Al di là del numero esatto, il 53% dei rispondenti dichiara che i cittadini africani residenti in Italia sono comunque troppi e non sempre amalgamati con gli italiani. Un ulteriore 53% li considera poco o per nulla integrati nel nostro Paese. Cosa preclude questa integrazione? Come nel 2021, la prima causa (41%) risiede nel fatto che "le imprese italiane vedono gli immigrati africani solo come manodopera a basso costo. Segue al secondo posto "la scarsa voglia di accettare gli usi e le consuetudini italiane da parte degli africani (31%)", poi il fatto che "in Italia non ci sono adeguati programmi di integrazione (30%)". Il 16% ritiene che un ostacolo all’integrazione sia che "gli italiani sono razzisti".

Una nuova legge di cittadinanza aiuterebbe a costruire migliori percorsi di giustizia sociale. Così come prevista oggi, la legge per la concessione della cittadinanza italiana per stranieri piace al 64% dei rispondenti.

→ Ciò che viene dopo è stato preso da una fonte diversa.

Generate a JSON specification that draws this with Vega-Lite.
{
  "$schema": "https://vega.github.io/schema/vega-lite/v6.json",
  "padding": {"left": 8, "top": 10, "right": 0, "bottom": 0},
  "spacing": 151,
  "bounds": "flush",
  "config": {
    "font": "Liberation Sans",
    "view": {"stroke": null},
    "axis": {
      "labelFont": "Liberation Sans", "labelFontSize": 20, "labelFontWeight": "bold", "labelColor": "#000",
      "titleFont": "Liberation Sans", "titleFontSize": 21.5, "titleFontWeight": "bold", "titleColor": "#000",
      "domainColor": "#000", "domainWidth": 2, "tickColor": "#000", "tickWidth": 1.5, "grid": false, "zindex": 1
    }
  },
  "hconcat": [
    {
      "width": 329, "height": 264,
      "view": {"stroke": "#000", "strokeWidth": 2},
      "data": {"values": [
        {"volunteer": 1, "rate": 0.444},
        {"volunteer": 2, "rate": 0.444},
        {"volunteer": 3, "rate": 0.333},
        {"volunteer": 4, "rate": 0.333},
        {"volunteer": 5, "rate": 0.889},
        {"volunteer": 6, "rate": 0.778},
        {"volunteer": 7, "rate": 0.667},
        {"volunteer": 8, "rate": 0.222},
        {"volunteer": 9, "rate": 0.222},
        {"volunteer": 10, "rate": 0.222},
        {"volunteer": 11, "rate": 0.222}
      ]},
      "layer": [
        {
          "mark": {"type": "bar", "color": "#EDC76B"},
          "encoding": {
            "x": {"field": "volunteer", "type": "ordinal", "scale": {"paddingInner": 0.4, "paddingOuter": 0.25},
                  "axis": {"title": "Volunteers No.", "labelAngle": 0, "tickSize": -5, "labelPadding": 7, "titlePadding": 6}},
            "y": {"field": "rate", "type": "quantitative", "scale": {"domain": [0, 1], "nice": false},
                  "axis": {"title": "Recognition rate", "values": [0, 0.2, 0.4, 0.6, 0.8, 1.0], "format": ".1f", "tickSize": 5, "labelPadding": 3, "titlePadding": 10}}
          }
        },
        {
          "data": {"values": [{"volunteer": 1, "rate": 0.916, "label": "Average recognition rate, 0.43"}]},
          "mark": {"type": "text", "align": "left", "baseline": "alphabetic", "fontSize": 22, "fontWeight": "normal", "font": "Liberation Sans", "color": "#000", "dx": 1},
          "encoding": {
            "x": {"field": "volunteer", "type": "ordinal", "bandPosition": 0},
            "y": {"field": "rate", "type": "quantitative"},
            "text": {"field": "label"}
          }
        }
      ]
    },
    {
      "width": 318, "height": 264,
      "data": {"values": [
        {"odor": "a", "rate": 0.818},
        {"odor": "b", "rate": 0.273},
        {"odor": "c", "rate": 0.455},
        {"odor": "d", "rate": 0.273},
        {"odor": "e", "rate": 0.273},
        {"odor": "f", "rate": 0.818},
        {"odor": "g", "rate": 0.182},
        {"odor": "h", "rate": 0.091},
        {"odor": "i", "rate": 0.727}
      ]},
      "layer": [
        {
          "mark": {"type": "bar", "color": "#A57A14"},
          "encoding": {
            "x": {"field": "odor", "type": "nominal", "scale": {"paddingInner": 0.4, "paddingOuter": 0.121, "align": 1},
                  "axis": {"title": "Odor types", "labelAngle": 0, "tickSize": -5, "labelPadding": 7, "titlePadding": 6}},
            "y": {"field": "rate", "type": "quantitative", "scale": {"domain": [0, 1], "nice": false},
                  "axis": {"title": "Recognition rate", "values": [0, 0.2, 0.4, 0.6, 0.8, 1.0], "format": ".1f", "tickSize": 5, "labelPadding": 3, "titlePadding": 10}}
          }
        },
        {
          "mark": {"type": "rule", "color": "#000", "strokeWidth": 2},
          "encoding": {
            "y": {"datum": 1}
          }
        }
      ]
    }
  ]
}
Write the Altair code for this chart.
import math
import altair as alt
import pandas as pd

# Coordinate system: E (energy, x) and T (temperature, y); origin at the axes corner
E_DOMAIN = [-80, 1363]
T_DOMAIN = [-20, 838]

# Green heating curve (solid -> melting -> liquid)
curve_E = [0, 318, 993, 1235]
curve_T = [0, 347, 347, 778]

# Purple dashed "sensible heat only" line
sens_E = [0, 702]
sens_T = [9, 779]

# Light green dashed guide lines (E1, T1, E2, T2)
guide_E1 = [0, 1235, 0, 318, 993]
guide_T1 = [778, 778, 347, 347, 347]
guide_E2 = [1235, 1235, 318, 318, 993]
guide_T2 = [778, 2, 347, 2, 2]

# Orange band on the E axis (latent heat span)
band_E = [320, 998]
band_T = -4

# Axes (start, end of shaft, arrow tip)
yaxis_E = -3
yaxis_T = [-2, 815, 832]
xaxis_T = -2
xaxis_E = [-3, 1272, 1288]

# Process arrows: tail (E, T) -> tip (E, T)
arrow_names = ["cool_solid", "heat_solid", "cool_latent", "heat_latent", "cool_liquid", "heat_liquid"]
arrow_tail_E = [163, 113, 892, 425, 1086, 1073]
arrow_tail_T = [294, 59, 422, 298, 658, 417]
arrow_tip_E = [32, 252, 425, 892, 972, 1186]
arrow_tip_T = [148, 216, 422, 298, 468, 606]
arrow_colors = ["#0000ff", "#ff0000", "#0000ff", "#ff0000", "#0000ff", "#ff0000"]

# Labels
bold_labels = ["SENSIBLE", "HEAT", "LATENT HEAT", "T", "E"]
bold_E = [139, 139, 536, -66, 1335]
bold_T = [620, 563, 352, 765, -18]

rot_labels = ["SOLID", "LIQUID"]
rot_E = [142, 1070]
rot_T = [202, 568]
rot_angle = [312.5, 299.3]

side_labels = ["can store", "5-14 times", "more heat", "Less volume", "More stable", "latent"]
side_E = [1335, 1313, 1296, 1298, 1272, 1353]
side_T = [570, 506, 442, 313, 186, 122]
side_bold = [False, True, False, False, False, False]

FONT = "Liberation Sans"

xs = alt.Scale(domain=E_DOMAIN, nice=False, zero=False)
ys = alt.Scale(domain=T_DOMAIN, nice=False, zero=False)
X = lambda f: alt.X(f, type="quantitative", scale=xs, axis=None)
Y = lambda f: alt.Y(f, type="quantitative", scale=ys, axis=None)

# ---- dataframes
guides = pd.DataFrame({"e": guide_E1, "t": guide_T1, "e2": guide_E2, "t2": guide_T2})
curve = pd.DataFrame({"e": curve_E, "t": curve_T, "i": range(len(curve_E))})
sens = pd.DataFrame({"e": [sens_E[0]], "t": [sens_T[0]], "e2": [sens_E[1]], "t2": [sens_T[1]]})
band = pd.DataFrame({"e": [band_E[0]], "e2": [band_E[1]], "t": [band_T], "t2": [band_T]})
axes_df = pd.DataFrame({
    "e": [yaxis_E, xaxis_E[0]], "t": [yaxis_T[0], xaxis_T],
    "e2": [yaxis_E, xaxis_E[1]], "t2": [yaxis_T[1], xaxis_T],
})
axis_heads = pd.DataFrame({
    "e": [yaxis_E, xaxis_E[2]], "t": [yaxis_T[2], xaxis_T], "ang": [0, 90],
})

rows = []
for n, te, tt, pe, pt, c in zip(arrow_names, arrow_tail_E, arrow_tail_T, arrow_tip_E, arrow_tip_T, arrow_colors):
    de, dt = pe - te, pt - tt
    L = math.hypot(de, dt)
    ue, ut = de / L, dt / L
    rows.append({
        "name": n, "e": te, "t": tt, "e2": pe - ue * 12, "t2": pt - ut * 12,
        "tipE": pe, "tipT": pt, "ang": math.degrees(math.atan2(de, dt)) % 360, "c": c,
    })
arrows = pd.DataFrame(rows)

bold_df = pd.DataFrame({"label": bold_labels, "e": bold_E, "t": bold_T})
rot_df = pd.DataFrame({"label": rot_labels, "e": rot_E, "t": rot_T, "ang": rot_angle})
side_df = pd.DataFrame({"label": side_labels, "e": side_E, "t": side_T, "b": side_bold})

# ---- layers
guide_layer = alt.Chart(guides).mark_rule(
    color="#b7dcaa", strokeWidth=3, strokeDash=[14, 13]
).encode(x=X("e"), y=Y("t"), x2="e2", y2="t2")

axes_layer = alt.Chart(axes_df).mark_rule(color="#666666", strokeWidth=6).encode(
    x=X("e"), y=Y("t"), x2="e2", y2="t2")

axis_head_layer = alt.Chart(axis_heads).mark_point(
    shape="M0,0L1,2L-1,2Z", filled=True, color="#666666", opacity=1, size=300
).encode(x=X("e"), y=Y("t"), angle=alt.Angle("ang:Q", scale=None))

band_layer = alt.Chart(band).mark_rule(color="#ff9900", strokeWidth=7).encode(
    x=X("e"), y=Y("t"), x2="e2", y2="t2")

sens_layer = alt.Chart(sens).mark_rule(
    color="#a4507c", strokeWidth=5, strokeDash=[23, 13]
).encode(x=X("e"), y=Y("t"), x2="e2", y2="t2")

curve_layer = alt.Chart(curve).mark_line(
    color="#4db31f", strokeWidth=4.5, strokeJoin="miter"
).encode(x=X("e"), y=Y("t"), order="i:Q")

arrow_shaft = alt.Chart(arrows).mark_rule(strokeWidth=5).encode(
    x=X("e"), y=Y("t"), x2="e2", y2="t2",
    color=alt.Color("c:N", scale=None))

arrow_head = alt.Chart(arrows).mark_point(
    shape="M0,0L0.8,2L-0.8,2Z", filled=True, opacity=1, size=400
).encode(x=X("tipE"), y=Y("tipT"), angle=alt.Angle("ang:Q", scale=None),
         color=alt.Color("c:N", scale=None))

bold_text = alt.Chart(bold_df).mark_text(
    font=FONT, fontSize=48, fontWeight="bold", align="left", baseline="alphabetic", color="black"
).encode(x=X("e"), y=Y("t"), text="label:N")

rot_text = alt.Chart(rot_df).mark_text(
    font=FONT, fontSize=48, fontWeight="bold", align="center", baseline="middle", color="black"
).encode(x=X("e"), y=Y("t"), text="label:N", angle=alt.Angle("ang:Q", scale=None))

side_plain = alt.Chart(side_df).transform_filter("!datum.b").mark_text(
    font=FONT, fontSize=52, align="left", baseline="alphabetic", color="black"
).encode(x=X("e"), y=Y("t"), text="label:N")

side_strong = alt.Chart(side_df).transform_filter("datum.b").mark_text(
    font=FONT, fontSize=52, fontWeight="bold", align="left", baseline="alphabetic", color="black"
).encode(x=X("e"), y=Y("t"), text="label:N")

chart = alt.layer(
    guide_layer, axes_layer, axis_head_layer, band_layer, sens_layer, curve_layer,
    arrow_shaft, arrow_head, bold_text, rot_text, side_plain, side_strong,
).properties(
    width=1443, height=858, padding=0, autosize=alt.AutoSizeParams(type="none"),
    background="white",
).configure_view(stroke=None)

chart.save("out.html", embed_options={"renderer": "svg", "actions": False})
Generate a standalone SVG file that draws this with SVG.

Attualmente la legge italiana prevede la concessione della cittadinanza a chi non è figlio di cittadini italiani solo in alcuni casi specifici (dopo il compimento della maggiore età e dopo 10 anni di permanenza ininterrotta nel nostro Paese, oppure per matrimonio) e in assenza di procedimenti penali. Più gradita l’opzione di concessione della cittadinanza italiana a figli di immigrati stranieri, nati in Italia o arrivati entro i 12 anni e che abbiano frequentato regolarmente le scuole nel nostro Paese per almeno 5 anni (75%).